The above Euclidean distance measure is symmetric and isotropic.
Other Legendre Type functions may not provide those properties.
#### **Example 2 | Normed linear composite squared**
The function $f(x) = 1/2\Vert Ax\Vert^2$ can also induce a Bregman Divergence and it will work very similar to the function $x \rightarrow (1/2) \Vert x\Vert^2$.
It is a semi-norm:
$
\begin{aligned}
D_f(x, y) &= \frac{1}{2}\Vert Ax\Vert^2 - \frac{1}{2}\Vert Ay\Vert^2
- \langle Ay, A(x - y)\rangle
\\
&= \frac{1}{2}\Vert Ax - Ay\Vert^2.
\end{aligned}
$
**WARNING**. This is not a Legendre typed function.

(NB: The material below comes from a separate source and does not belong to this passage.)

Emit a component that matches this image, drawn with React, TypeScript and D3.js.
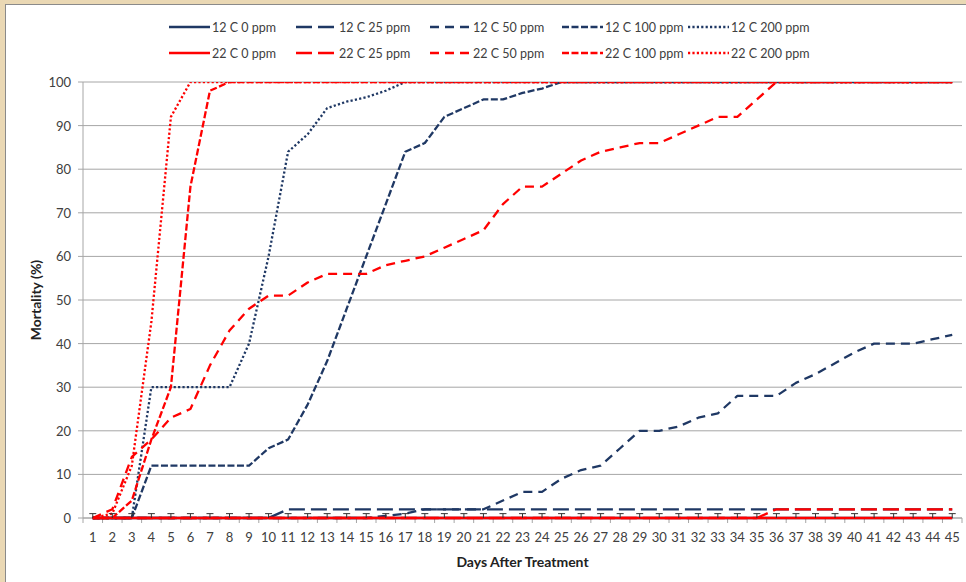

[^1]: A. Beck, _First-Order Methods in Optimization | SIAM Publications Library_. in MOS-SIAM Series in Optimization. SIAM. Accessed: Oct. 19, 2023. [Online]. Available: [https://epubs.siam.org/doi/book/10.1137/1.9781611974997](https://epubs.siam.org/doi/book/10.1137/1.9781611974997)
[^3]: H. H. Bauschke, J. Bolte, and M. Teboulle, “A Descent Lemma Beyond Lipschitz Gradient Continuity: First-Order Methods Revisited and Applications,” Mathematics of OR, vol. 42, no. 2, pp. 330–348, May 2017, doi: 10.1287/moor.2016.0817.